Agencies and hirers should ensure that an assignment is not terminated solely on the grounds of pregnancy as this would constitute direct sex discrimination against the pregnant agency worker. If the nature of the employment is such that there is a risk to the worker’s health and safety, the agency will ask the hirer to carry out a workplace risk assessment, which they will need to do.
The provisions of the Equality Act also apply, meaning that there is a risk that either an agency or the hirer could be guilty of discrimination if a worker were to receive less favourable treatment as a result of their pregnancy or maternity. Compensation for direct sex discrimination is unlimited.
There is an exception called Regulation 10 (known as the Swedish Derogation) which would avoid having to provide equivalent pay and holiday pay, however all other day one rights would have to be provided as well as working conditions after completing 12 weeks of employment.
Importantly, where an employment has terminated, the agency must take reasonable steps to find suitable alternative employment for the agency worker. Where the agency cannot find suitable alternative work, the agency must pay the agency worker at least 50% of what they were being paid in their previous assignment provided the amount is not less than the National Minimum Wage (NMW).

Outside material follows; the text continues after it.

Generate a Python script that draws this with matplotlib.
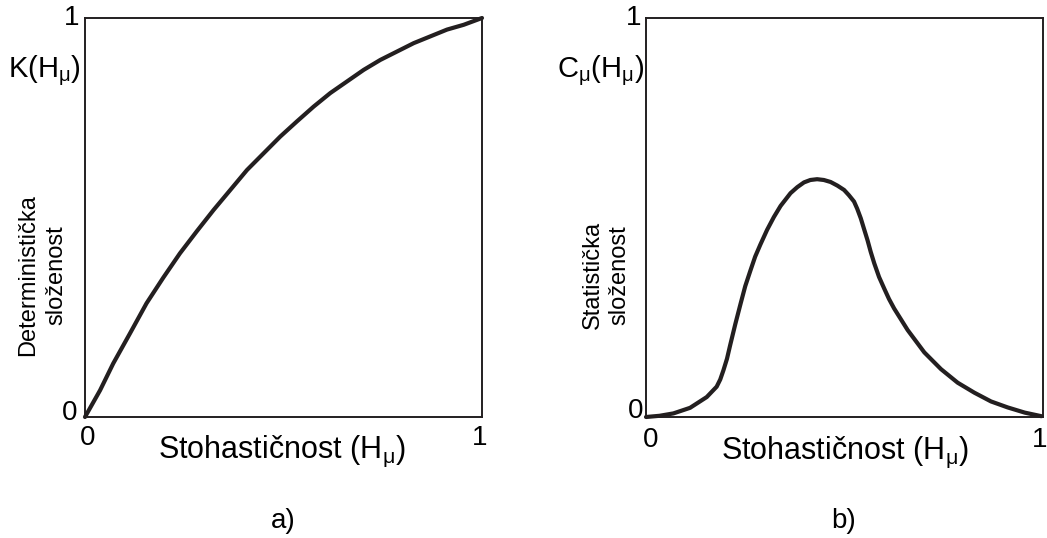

The agency must do this for a minimum of 4 weeks before it can terminate the contract of employment. Therefore this will be an expensive option where hirers cannot guarantee volume of work to the agency or where the basic rate of pay is close to the NMW.
The Regulations contain anti-avoidance measures to prevent agencies and hirers from structuring employment in a way to prevent the agency workers from reaching the 12 week qualifying period. This includes supplying a worker to connected hirers, rotating workers or repeatedly terminating and recommencing employments. In the event that the Tribunal finds that the Regulations have been deliberately avoided they can award an agency worker compensation of up to £5000.
The Tribunal can award compensation to an agency worker where they have suffered as a result of a breach of the Regulations. The compensation will normally be based on their losses but will be not less than 2 weeks’ pay. In any event, the compensation will be just and equitable. The hirer and the agency will need to work together to ensure that the agency worker receives equal treatment after the 12 week qualifying period. The REC’s impact assessment form will assist our members and their clients implement the Regulations.